Да, мы накануне «великого бунта». Мы – накануне событий, и то, что не удалось один, другой и третий раз – удастся в четвертый. Закрывать на это глаза – это ведь только «переход к очередным делам». Сколько бы мы ни танцевали, движения наши, хотя бы маленькие, почти неприметные, выдадут нас. И «мебель беспорядочно расставлена», да и «хозяев трудно отличить от гостей», да и «некоторые приличия мы забыли» – действительно забыли. Те, кто доволен настоящим, пусть успокоится: ведь это очень мало еще заметно, и приличий забыто еще не так много, так что можно еще не трудиться выгонять из своего салона людей, забывших эти маленькие приличия.

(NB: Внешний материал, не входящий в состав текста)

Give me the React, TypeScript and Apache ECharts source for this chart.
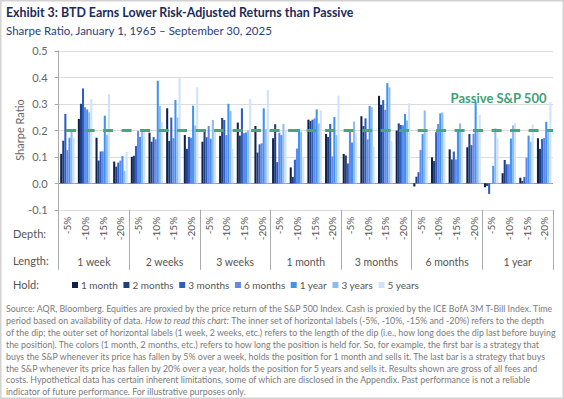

Итак, мы живем в переходное время, надеюсь, это ясно всем? На перекрестках подстерегает нас тоска, но, если вам угодно, наймите хорошего извозчика и поезжайте смело, она пока не догонит вас, и даже вы с вашими дамами окатите ее грязью с резиновых шин. И она, как голодная шавка, подожмет хвост, если вы плеснете в нее золотым шампанским. Только вот не станет ли вам скучно по другим каким-либо причинам? Ну, например, разонравятся вам ваши дамы, или шампанское, или дрожки? Дай Бог. Не все же веселиться, пора и поскучать – не пора ли? Не пора ли? Остаться одному, как шест на снежном поле, растратить душу, закручиниться и не знать, куда пойти, – стать «нищим духом». «Надо же человеку, чтобы было, куда пойти», – говорил Достоевский. Должно быть надо. И вот, вероятно, единственная дорога для человека, который остался один, потерял душу, обнищал: дорога к делу. А для того, кто изведал сладость, а потом и горечь старых дум и старых дел, остается живым только одно новое дело.
Для этого нового дела есть богатая почва во всех областях русской жизни, русской общественности, русского искусства. Такая благодарная почва, как ни в одной стране. И, так как сегодняшняя тема моя – драматический театр ближайшего будущего, – то я и буду говорить о новом деле, которое представляется мне реальным и воплотимым в этой области русского искусства.
7
Каждый день мы видим своими очами, слышим своими ушами многообразные примеры умственного и нравственного упадка. Мы читаем у критиков журнальных и газетных бесконечные жалобы на полную несогласованность современных явлений в любой области. Более слабые пищат жалобно, как мухи, попавшие в паутину, более сильные клеймят презрением современников и указывают на лучшее будущее, более отчаянные каются публично, как бы становясь на колени среди площади, каются в том, что и они сами заражены противоречиями, которым нет исхода, что они не знают, чему сказать «да», а чему «нет», что это и вообще невозможно при современной неразберихе, что они потеряли критерии добра и зла.